College newspapers and online websites can no longer accept advertising from sportsbooks or casinos. Local restaurants and bars that house VGTs cannot directly advertise their gaming machines in college media.
Wagering and gambling logos are also banned from clothes and gifts that predominantly appeal to underage people.
Opt-Out Information Required
Under the new IGB advertising rules, all marketing communications sent to patrons and targeted consumers must include an “opt-out” option that’s readily displayed and accessible.

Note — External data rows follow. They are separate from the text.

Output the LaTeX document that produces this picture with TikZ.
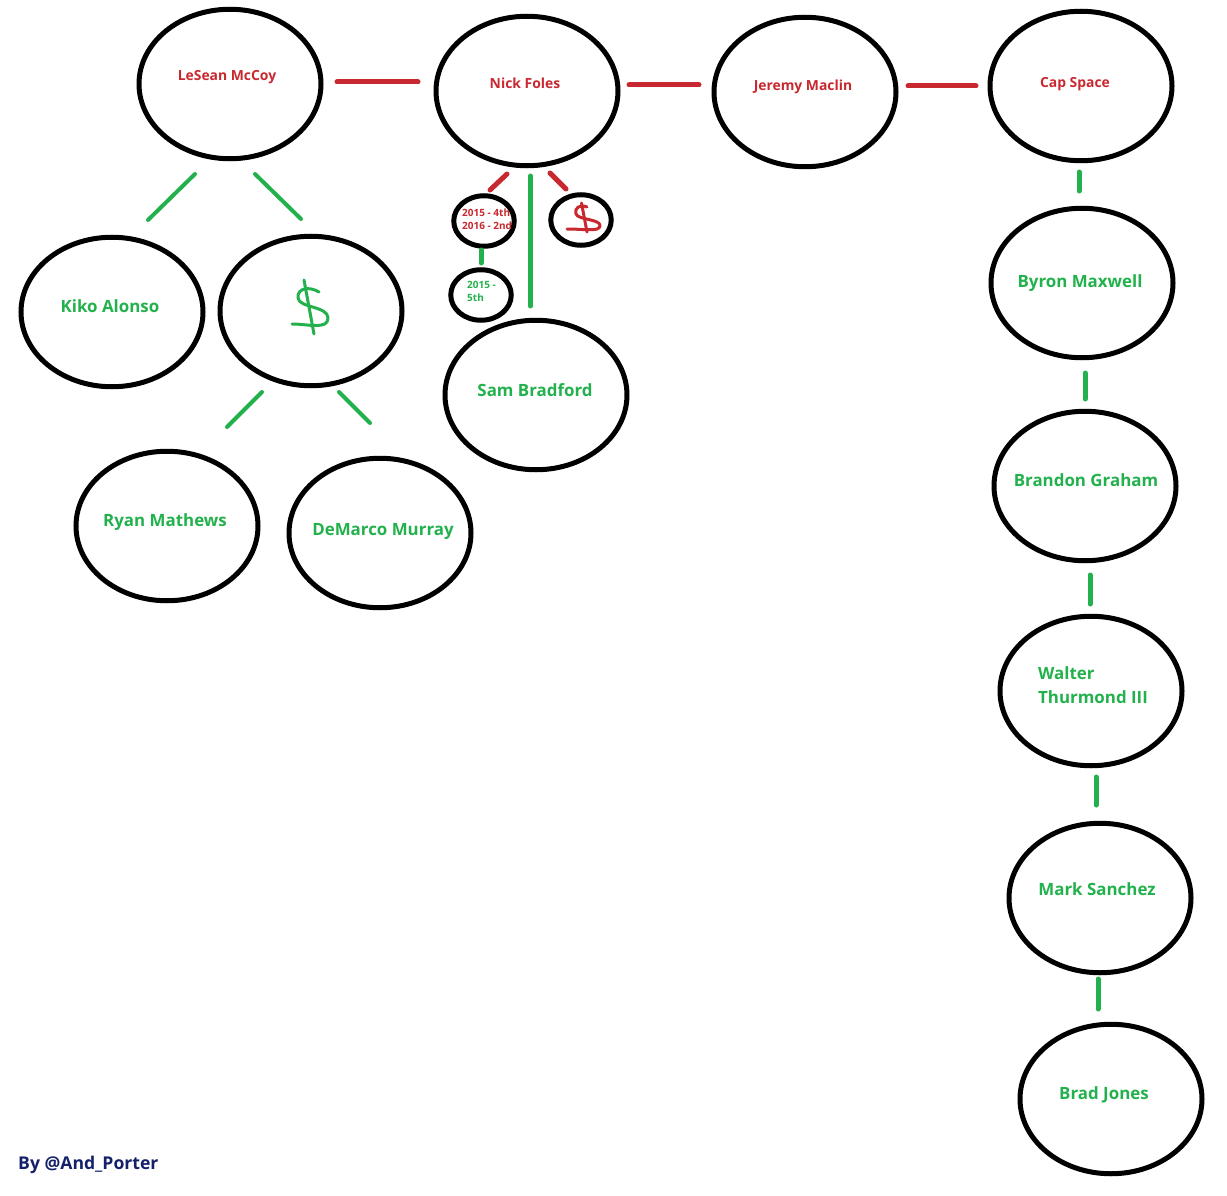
\documentclass[tikz,border=0pt]{standalone}
\usepackage{fontspec}
\setmainfont{Open Sans}
\usetikzlibrary{shapes.geometric}
\definecolor{pred}{HTML}{C8282F}
\definecolor{pgreen}{HTML}{22B14C}
\definecolor{pnavy}{HTML}{14206A}
\tikzset{
  bubble/.style={draw=black,line width=5pt,ellipse,minimum width=182pt,minimum height=149.5pt,inner sep=0pt},
  tiny bubble/.style={draw=black,line width=5pt,ellipse,minimum width=60.5pt,minimum height=50.5pt,inner sep=0pt},
  redlab/.style={text=pred,font=\bfseries\fontsize{13.9}{16}\selectfont,inner sep=0pt},
  greenlab/.style={text=pgreen,font=\bfseries\fontsize{16.9}{24}\selectfont,inner sep=0pt},
  redsmall/.style={text=pred,font=\bfseries\fontsize{10}{13}\selectfont,inner sep=0pt,align=left,anchor=west},
  greensmall/.style={text=pgreen,font=\bfseries\fontsize{10}{13}\selectfont,inner sep=0pt,align=left,anchor=west},
  redlink/.style={draw=pred,line width=5pt,line cap=round},
  greenlink/.style={draw=pgreen,line width=5pt,line cap=round},
  thinlink/.style={draw=pgreen,line width=4pt,line cap=round},
  greenpen/.style={draw=pgreen,line width=3pt,line cap=round,line join=round},
  redpen/.style={draw=pred,line width=3pt,line cap=round,line join=round}
}
\begin{document}
\begin{tikzpicture}[x=1pt,y=-1pt]
\useasboundingbox (0,0) rectangle (1227,1196);
% bubbles
\node[bubble] (mccoy) at (230,84) {};
\node[bubble] (foles) at (527,91) {};
\node[bubble] (maclin) at (805,92) {};
\node[bubble] (cap) at (1081,86) {};
\node[bubble] (kiko) at (112,312) {};
\node[bubble] (cash) at (311,311) {};
\node[bubble] (ryan) at (167,526) {};
\node[bubble] (murray) at (380,533) {};
\node[bubble] (sam) at (536,395) {};
\node[bubble] (byron) at (1082,283) {};
\node[bubble] (brandon) at (1085,486) {};
\node[bubble] (walter) at (1091,691) {};
\node[bubble] (mark) at (1100,898) {};
\node[bubble] (brad) at (1111,1099) {};
\node[tiny bubble] (picks) at (484,221) {};
\node[tiny bubble] (smallcash) at (581,220) {};
\node[tiny bubble] (fifth) at (481,295) {};
% labels
\node[redlab] (t1) at (227,77) {LeSean McCoy};
\node[redlab] (t2) at (525,83) {Nick Foles};
\node[redlab] (t3) at (803,87) {Jeremy Maclin};
\node[redlab] (t4) at (1075,84) {Cap Space};
\node[greenlab] (t5) at (110,306) {Kiko Alonso};
\node[greenlab] (t6) at (165,522) {Ryan Mathews};
\node[greenlab] (t7) at (383,531) {DeMarco Murray};
\node[greenlab] (t8) at (535,390) {Sam Bradford};
\node[greenlab] (t9) at (1080,283) {Byron Maxwell};
\node[greenlab] (t10) at (1086,480) {Brandon Graham};
\node[greenlab,align=left,anchor=west] (t11) at (1038,685) {Walter\\Thurmond III};
\node[greenlab] (t12) at (1097,889) {Mark Sanchez};
\node[greenlab] (t13) at (1104,1095) {Brad Jones};
\node[redsmall] (t14) at (462,219.5) {2015 - 4th\\2016 - 2nd};
\node[greensmall] (t15) at (467,291.5) {2015 -\\5th};
\node[anchor=west,inner sep=0pt,text=pnavy,font=\bfseries\fontsize{17.6}{20}\selectfont] (credit) at (18,1165) {By @And\_Porter};
% connector ends
\coordinate (a1) at (337,82); \coordinate (a2) at (418,82);
\coordinate (b1) at (629,85); \coordinate (b2) at (699,85);
\coordinate (c1) at (908,86); \coordinate (c2) at (976,86);
\coordinate (d1) at (507,174); \coordinate (d2) at (490,190);
\coordinate (e1) at (550,173); \coordinate (e2) at (566,189);
\coordinate (f1) at (481,250); \coordinate (f2) at (481,263);
\coordinate (g1) at (530.5,176); \coordinate (g2) at (530.5,306);
\coordinate (h1) at (195,174); \coordinate (h2) at (148,220);
\coordinate (i1) at (255,174); \coordinate (i2) at (301,219);
\coordinate (j1) at (262,392); \coordinate (j2) at (227,427);
\coordinate (k1) at (339,392); \coordinate (k2) at (370,423);
\coordinate (l1) at (1079,172); \coordinate (l2) at (1079,191);
\coordinate (m1) at (1085,373); \coordinate (m2) at (1085,399);
\coordinate (n1) at (1090,575); \coordinate (n2) at (1090,604);
\coordinate (o1) at (1096,777); \coordinate (o2) at (1096,805);
\coordinate (p1) at (1098,979); \coordinate (p2) at (1098,1009);
% connectors
\draw[redlink] (a1) -- (a2);
\draw[redlink] (b1) -- (b2);
\draw[redlink] (c1) -- (c2);
\draw[redlink] (d1) -- (d2);
\draw[redlink] (e1) -- (e2);
\draw[greenlink] (f1) -- (f2);
\draw[greenlink] (g1) -- (g2);
\draw[thinlink] (h1) -- (h2);
\draw[thinlink] (i1) -- (i2);
\draw[thinlink] (j1) -- (j2);
\draw[thinlink] (k1) -- (k2);
\draw[greenlink] (l1) -- (l2);
\draw[greenlink] (m1) -- (m2);
\draw[greenlink] (n1) -- (n2);
\draw[greenlink] (o1) -- (o2);
\draw[greenlink] (p1) -- (p2);
% hand-drawn dollar signs
\draw[greenpen] (304,280) -- (314,334);
\draw[greenpen] (319,292) .. controls (309,286) and (297,288) .. (298,298)
  .. controls (299,308) and (328,306) .. (328,318)
  .. controls (328,330) and (308,324) .. (292,324);
\draw[redpen] (581.5,203) -- (587,232);
\draw[redpen] (587,207) .. controls (580,204) and (574,208) .. (576,214)
  .. controls (578,220) and (601,219) .. (600,226)
  .. controls (599,232) and (585,229) .. (567,229);
\end{tikzpicture}
\end{document}
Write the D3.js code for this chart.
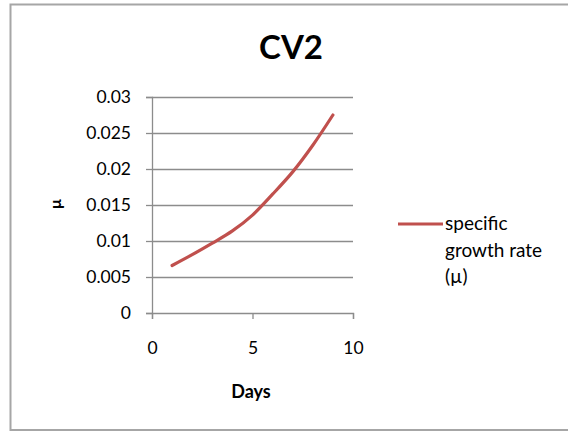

The opt-out function should allow a consumer to easily remove themselves from future marketing.
As part of the IGB’s ongoing work to reassess existing rules and measure the effectiveness of gaming expansion implementation, the IGB amended the current advertising and marketing rules for sports wagering to include additional safeguards and requirements and also make those rules applicable for the first time to casino gambling and video gaming,” said IGB Administrator Marcus Fruchter. “The new rules adopted today will provide uniform advertising regulation and standards across all Illinois’ gaming markets under IGB jurisdiction.”
Illinois is home to 15 casinos, 15 sportsbooks, and a network of more than 8,700 VGT establishments. The state’s gaming industry continues to expand with new brick-and-mortar casinos in Chicago and its suburbs. Bally’s plans to open its integrated resort casino in downtown Chicago in the fall of 2026.
Wild Wild West
The sports betting industry has come under fire for its incessant advertising and concerns that many state gaming regulators haven’t implemented enough guardrails to protect consumers. Last week, a federal bill was introduced to Congress that seeks to rein in the ballooning industry.
U.S. Rep. Paul Tonko (D-New York) and Sen. Richard Blumenthal (D-Connecticut) are backing the Supporting Affordability & Fairness With Every Bet Act (SAFE Bet Act). The statute would direct sports betting states to adopt a series of regulatory conditions designed to better protect consumers.
Among the bill’s components are prohibiting sportsbooks from using “risk-free” language and eliminating deposit bonuses. The SAFE Bet Act would additionally ban sportsbooks from advertising during all live sports programming and between the hours of 8 a.m. and 10 p.m.
The use of credit cards to fund an online sportsbook account would also become illegal on the national level. Tonko says sports betting ads have “reached intolerably dangerous levels” and it’s time for Congress to act to protect the public.